What the task requires —
Take the lines from the beginning of the material through the line containing "import plotly.graph_objects as go" and retype them exactly, leaving the pictures out.

** start of Data excerpt **

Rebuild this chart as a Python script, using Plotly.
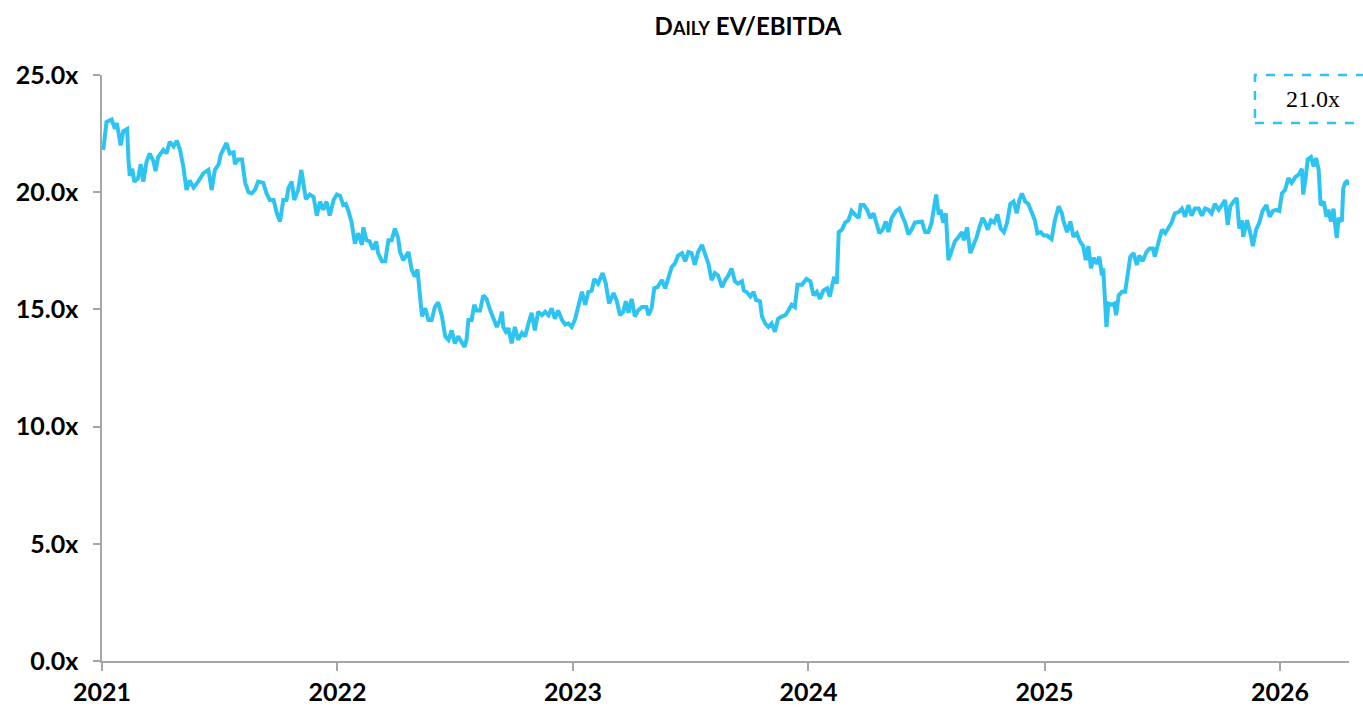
import pandas as pd
import plotly.graph_objects as go

# ---- data ----
start_date = "2021-01-01"
day_offsets = [
    2, 7, 15, 20, 23, 25, 29, 33, 39, 41,
    43, 47, 50, 56, 60, 64, 69, 74, 80, 83,
    87, 95, 100, 105, 111, 116, 121, 126, 131, 136,
    142, 149, 157, 165, 170, 175, 181, 184, 193, 198,
    204, 206, 211, 217, 222, 227, 232, 237, 242, 250,
    255, 260, 266, 271, 276, 281, 286, 289, 294, 298,
    304, 309, 312, 316, 322, 328, 333, 338, 343, 348,
    353, 359, 364, 369, 374, 378, 382, 387, 392, 397,
    403, 405, 410, 415, 420, 425, 428, 434, 439, 444,
    449, 454, 459, 462, 467, 475, 480, 485, 489, 493,
    496, 501, 506, 511, 516, 521, 527, 532, 537, 542,
    547, 552, 558, 562, 565, 568, 573, 577, 581, 586,
    591, 596, 602, 607, 612, 617, 620, 622, 626, 630,
    635, 640, 645, 651, 656, 661, 666, 671, 676, 682,
    687, 692, 697, 702, 707, 713, 718, 723, 728, 733,
    738, 744, 749, 754, 759, 763, 769, 776, 781, 786,
    793, 798, 803, 808, 812, 816, 821, 826, 831, 837,
    844, 847, 852, 856, 861, 868, 873, 878, 883, 888,
    893, 899, 904, 909, 914, 919, 924, 930, 935, 940,
    945, 950, 955, 961, 966, 971, 976, 981, 986, 992,
    995, 999, 1005, 1010, 1014, 1020, 1023, 1028, 1033, 1038,
    1043, 1048, 1054, 1059, 1064, 1069, 1074, 1078, 1085, 1092,
    1098, 1103, 1108, 1113, 1118, 1124, 1128, 1131, 1135, 1139,
    1142, 1147, 1152, 1157, 1162, 1167, 1173, 1176, 1181, 1186,
    1191, 1196, 1201, 1205, 1210, 1215, 1219, 1224, 1231, 1236,
    1241, 1245, 1250, 1255, 1260, 1266, 1271, 1276, 1281, 1286,
    1290, 1293, 1297, 1300, 1304, 1308, 1312, 1317, 1322, 1328,
    1333, 1336, 1341, 1346, 1351, 1356, 1360, 1365, 1369, 1373,
    1378, 1383, 1388, 1393, 1398, 1403, 1408, 1413, 1418, 1422,
    1426, 1431, 1436, 1441, 1446, 1450, 1455, 1460, 1465, 1472,
    1477, 1483, 1488, 1490, 1496, 1501, 1506, 1511, 1516, 1521,
    1525, 1529, 1533, 1537, 1542, 1546, 1550, 1552, 1555, 1557,
    1560, 1565, 1569, 1572, 1576, 1581, 1586, 1590, 1594, 1599,
    1604, 1608, 1613, 1619, 1624, 1629, 1632, 1638, 1643, 1648,
    1653, 1658, 1663, 1669, 1674, 1679, 1684, 1689, 1694, 1700,
    1705, 1710, 1715, 1720, 1725, 1731, 1736, 1741, 1745, 1749,
    1754, 1759, 1763, 1767, 1769, 1775, 1780, 1784, 1789, 1794,
    1799, 1805, 1810, 1815, 1820, 1825, 1829, 1834, 1839, 1844,
    1850, 1855, 1860, 1862, 1866, 1869, 1874, 1878, 1882, 1886,
    1889, 1894, 1898, 1901, 1905, 1909, 1912, 1914, 1917, 1922,
    1924, 1927, 1931, 1932,
]
ev_ebitda = [
    21.8, 23.0, 23.1, 22.7, 22.95, 22.65, 22.0, 22.6, 22.7, 21.4,
    20.7, 21.0, 20.45, 20.6, 21.2, 20.45, 21.3, 21.65, 21.3, 20.9,
    21.5, 21.8, 21.65, 22.15, 21.95, 22.2, 21.8, 21.1, 20.1, 20.5,
    20.2, 20.45, 20.8, 20.95, 20.1, 20.95, 21.2, 21.6, 22.1, 21.65,
    21.7, 21.2, 21.4, 21.4, 20.4, 20.0, 19.95, 20.1, 20.45, 20.4,
    19.95, 19.67, 19.67, 19.1, 18.75, 19.67, 19.67, 20.17, 20.45, 19.67,
    20.1, 20.95, 20.4, 19.7, 19.9, 19.8, 19.0, 19.6, 19.25, 19.6,
    19.0, 19.67, 19.9, 19.85, 19.45, 19.5, 19.2, 18.7, 17.8, 18.25,
    17.75, 18.5, 17.95, 17.9, 17.55, 17.9, 17.4, 17.05, 17.05, 17.95,
    17.95, 18.45, 18.05, 17.45, 17.1, 17.45, 16.7, 16.4, 16.7, 15.55,
    14.7, 15.05, 14.55, 14.55, 15.1, 15.3, 14.7, 13.85, 13.7, 14.1,
    13.55, 13.85, 13.55, 13.4, 13.7, 14.55, 14.55, 15.2, 14.95, 14.95,
    15.6, 15.45, 14.95, 14.55, 14.25, 14.55, 14.9, 14.25, 14.05, 14.2,
    13.55, 14.25, 13.7, 14.0, 13.85, 14.4, 14.85, 14.1, 14.9, 14.75,
    14.9, 14.75, 15.05, 14.6, 14.95, 14.55, 14.35, 14.4, 14.25, 14.55,
    15.1, 15.75, 15.2, 15.75, 15.8, 16.3, 16.1, 16.55, 16.1, 15.25,
    15.7, 15.35, 14.75, 14.9, 15.35, 14.85, 15.45, 14.7, 14.95, 15.1,
    15.1, 14.75, 15.05, 15.9, 15.95, 16.25, 15.9, 16.3, 16.8, 16.95,
    17.3, 17.4, 17.05, 17.45, 17.4, 16.9, 17.45, 17.75, 17.3, 16.95,
    16.25, 16.55, 16.45, 15.95, 16.25, 16.45, 16.75, 16.2, 16.1, 16.2,
    15.8, 15.75, 15.55, 15.75, 15.4, 15.35, 14.7, 14.4, 14.25, 14.4,
    14.05, 14.6, 14.7, 14.75, 14.95, 15.2, 15.1, 16.05, 16.05, 16.3,
    16.2, 15.6, 15.75, 15.45, 15.8, 15.9, 15.55, 15.95, 16.4, 16.1,
    18.3, 18.4, 18.7, 18.8, 19.2, 19.05, 18.9, 19.45, 19.45, 19.25,
    18.9, 19.1, 18.6, 18.25, 18.4, 18.75, 18.3, 18.9, 19.2, 19.3,
    18.95, 18.7, 18.2, 18.4, 18.7, 18.75, 18.75, 18.3, 18.3, 18.7,
    19.4, 19.9, 19.05, 19.25, 18.7, 19.1, 17.1, 17.45, 17.9, 18.1,
    18.3, 17.95, 18.5, 17.4, 17.7, 18.1, 18.5, 18.9, 18.7, 18.4,
    18.8, 18.7, 19.05, 18.45, 18.3, 18.7, 19.5, 19.6, 19.1, 19.67,
    19.95, 19.6, 19.5, 19.2, 18.8, 18.25, 18.3, 18.15, 18.15, 18.0,
    18.8, 19.4, 19.1, 18.8, 18.3, 18.75, 18.1, 18.25, 17.9, 17.7,
    17.1, 17.7, 16.75, 17.2, 16.95, 17.25, 16.45, 16.75, 14.85, 14.25,
    15.25, 15.2, 15.25, 14.75, 15.6, 15.75, 15.75, 16.4, 17.25, 17.4,
    16.9, 17.3, 17.05, 17.45, 17.6, 17.6, 17.25, 17.9, 18.4, 18.25,
    18.45, 18.7, 19.1, 19.15, 19.3, 18.95, 19.45, 19.0, 19.3, 19.3,
    19.0, 19.3, 19.25, 19.1, 19.5, 19.25, 19.45, 19.67, 18.6, 19.4,
    19.6, 19.75, 18.45, 18.8, 18.1, 18.8, 18.25, 17.7, 18.4, 18.7,
    19.2, 19.45, 18.95, 19.2, 19.25, 19.2, 19.95, 20.1, 20.6, 20.4,
    20.65, 20.75, 21.0, 19.9, 20.65, 21.4, 21.5, 21.1, 21.45, 20.95,
    19.45, 19.6, 18.95, 19.25, 18.75, 19.3, 18.5, 18.05, 18.9, 18.75,
    20.15, 20.4, 20.5, 20.3,
]
year_ticks = ["2021-01-01", "2022-01-01", "2023-01-01", "2024-01-01", "2025-01-01", "2026-01-01"]
year_labels = ["2021", "2022", "2023", "2024", "2025", "2026"]
y_ticks = [0, 5, 10, 15, 20, 25]
y_labels = ["0.0x", "5.0x", "10.0x", "15.0x", "20.0x", "25.0x"]
latest_label = "21.0x"
x_end = "2026-04-18"

n = min(len(day_offsets), len(ev_ebitda))
dates = pd.Timestamp(start_date) + pd.to_timedelta(day_offsets[:n], unit="D")

LINE = "#2EC4F2"
AXIS = "#A6A6A6"
FONT = "Lato"

fig = go.Figure()
fig.add_trace(go.Scatter(
    x=dates, y=ev_ebitda[:n], mode="lines",
    line=dict(color=LINE, width=4), showlegend=False,
))

fig.update_layout(
    width=1363, height=707,
    margin=dict(l=102, r=14, t=75, b=46, autoexpand=False),
    paper_bgcolor="white", plot_bgcolor="white",
    font=dict(family=FONT, color="black"),
    title=dict(
        text="<b>D<span style='font-size:18px'>AILY</span> EV/EBITDA</b>",
        xref="container", x=0.5488, xanchor="center",
        yref="container", y=0.962, yanchor="middle",
        font=dict(family=FONT, size=24, color="black"),
    ),
    xaxis=dict(
        type="date", range=[start_date, x_end],
        tickvals=year_ticks, ticktext=year_labels,
        showgrid=False, zeroline=False, automargin=False,
        showline=True, linecolor=AXIS, linewidth=1.5,
        ticks="outside", ticklen=8, tickcolor=AXIS, tickwidth=1.5,
        tickfont=dict(family=FONT, size=25, color="black", weight="bold"),
    ),
    yaxis=dict(
        range=[0, 25], tickvals=y_ticks, ticktext=y_labels,
        showgrid=False, zeroline=False, automargin=False,
        showline=True, linecolor=AXIS, linewidth=1.5,
        ticks="outside", ticklen=7, tickcolor=AXIS, tickwidth=1.5,
        tickfont=dict(family=FONT, size=25, color="black", weight="bold"),
        ticklabelstandoff=10,
    ),
)

# dashed value box (top-right)
fig.add_shape(
    type="rect", xref="paper", yref="paper",
    x0=0.9246, x1=1.0144, y0=0.918, y1=1.0,
    line=dict(color=LINE, width=2.5, dash="dash"),
    fillcolor="rgba(0,0,0,0)", layer="above",
)
fig.add_annotation(
    xref="paper", yref="paper", x=0.971, y=0.959,
    text=latest_label, showarrow=False,
    font=dict(family="Liberation Serif", size=24, color="black"),
    xanchor="center", yanchor="middle",
)

fig.write_html(
    "out.html",
    config={"displayModeBar": False},
    post_script="document.body.style.margin='0';document.body.style.overflow='hidden';",
)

** end of Data excerpt **

Full response —
Rebuild this chart as a Python script, using Plotly.
import pandas as pd
import plotly.graph_objects as go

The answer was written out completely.